No one likes a label that could potentially hinder their overall quality of life, especially within their career and relationships.
Alcohol and substance misuse have among some of the highest stigma today, with labels such as “alcoholic”, “junkie”, and “addict.” Even individuals who seek treatment for mental health concerns become branded as “one of those people.”
According to the CDC, substance overdoses and suicide are the top two leading causes of death among Americans under 50 years old. But with perceptions like that, individuals who need help are less likely to seek it and fatality numbers will continue to climb.
What can we do to help shatter social stigma surrounding alcohol and substance misuse and mental health? The LEAST we can do is:
- Listen without judgement. Those battling substance misuse or mental health crises are already used to getting the cold shoulder--don’t give another one.
- Educate yourself. Alcohol and substance misuse, and unstable mental health are not a choice--they are valid medical concerns that can be treated.
- Advocate for substance misuse and mental health treatment. Be a voice for those who feel they can’t use theirs.

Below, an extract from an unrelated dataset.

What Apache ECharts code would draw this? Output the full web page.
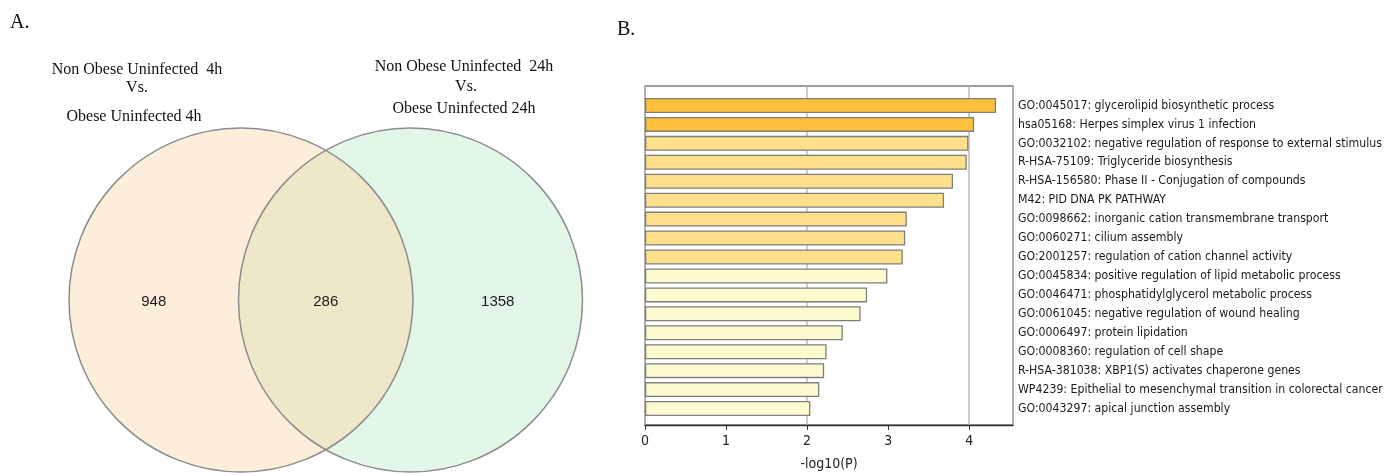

- Support your friends and loved ones as they navigate through recovery. Whether it be changing up routine, trying new things, or making major life decisions, they need your encouragement and support.
- Talk about your own feelings and struggles. These topics are no longer taboo and the more we talk about them openly, the more they become accepted in everyday norms and values.
Additionally, we can reassure our friends and battle buddies. Many Soldiers may fear that getting help for an alcohol problem will harm their career. They may not be aware of the Voluntary Care pathway that encourages Soldiers to get care before they have a serious alcohol-related incident. Taking the first step is often the hardest. By escorting and offering to go with a buddy or subordinate to Behavioral Health for care may help them take that first step.
Just because you don’t physically see a struggle, doesn’t mean there isn’t one. Listen, educate, advocate, support, and talk--it’s the least you can do to shatter social stigma.